The percentage of middle school students in Baltimore City’s public schools who flunked a grade but overcame that deficiency in summer school has increased sharply in the last three years, since the district has partnered with a program that makes learning more fun, the Baltimore Sun reports.
“These were the kids during the school year who were causing mayhem, and we don’t play that here,” the paper quoted Damon Johnson, who runs the program at William C March Middle School, as saying. “We have kids who are parents, who have charges and have to come to school with the ankle bracelet monitors on, kids who are 18 in the eighth grade. But they’re here, and they’re learning.”

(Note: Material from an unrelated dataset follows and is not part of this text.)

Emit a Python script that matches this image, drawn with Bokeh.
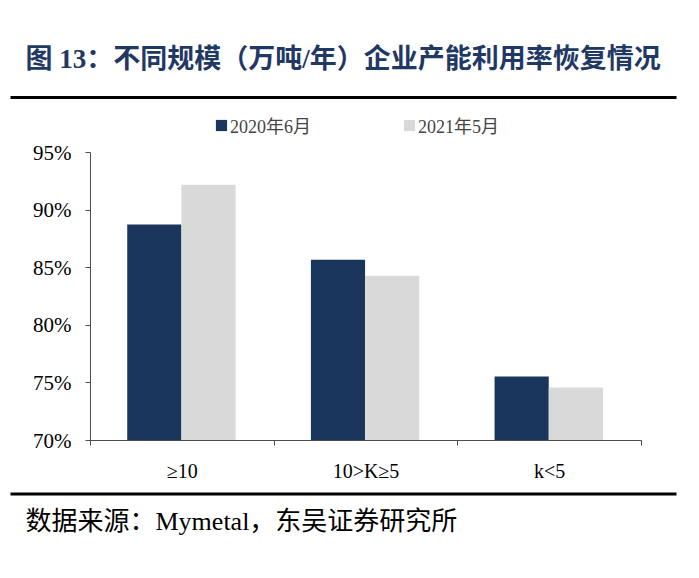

The program, known as the Building Educated Leaders for Life (BELL) summer program, seems like a regular summer school program: kids go to school on a schedule similar to a school day during the regular year. But what you might not see is that students are actually engaged in their classes, single-sex classrooms of no more than 22 students led by one teacher and one assistant.
This summer, nearly 500 students enrolled in the program. Yesterday was their last day. “It doesn’t even feel like summer school,” the Sun quoted one eighth grader as saying. “It’s just a different experience. You think you’re just going to do work all day because you’re dumb, you’ve failed. But we actually get to talk to our teachers about what we’re doing, and it’s fun. It feels like home school.”
School officials expect good results, and since the program has established itself at two middle schools in 2010, they have seen some promising gains in student performance over the summer.

The BELL program, based on comments, provides students with more individualized instruction than they get in Baltimore’s schools during the school year. Some success can be attributed to just the lower class sizes, but the program also gives students a dose of higher standards. They’re expected to succeed because teachers set higher expectations and goals.
“A lot of them start by saying, ‘I can’t do this because I’m stupid,'” the Sun quoted one literacy instructor as saying. “Once they see a little level of success, they’re willing to try a little bit more. For the post-assessment, I ask if they want me to read to them, and they say, ‘I got it.’ They build so much confidence.”
For kids who were held back in a grade, that extra confidence can be meaningful, as it helps them feel better about learning. So they learn more.
“Sometimes the work at school was tricky, and the teachers just gave it to us and didn’t tell us how to do it,” one eighth grader told the Sun. “At BELL, they make it fun to do the work, and they help us out if we need it.”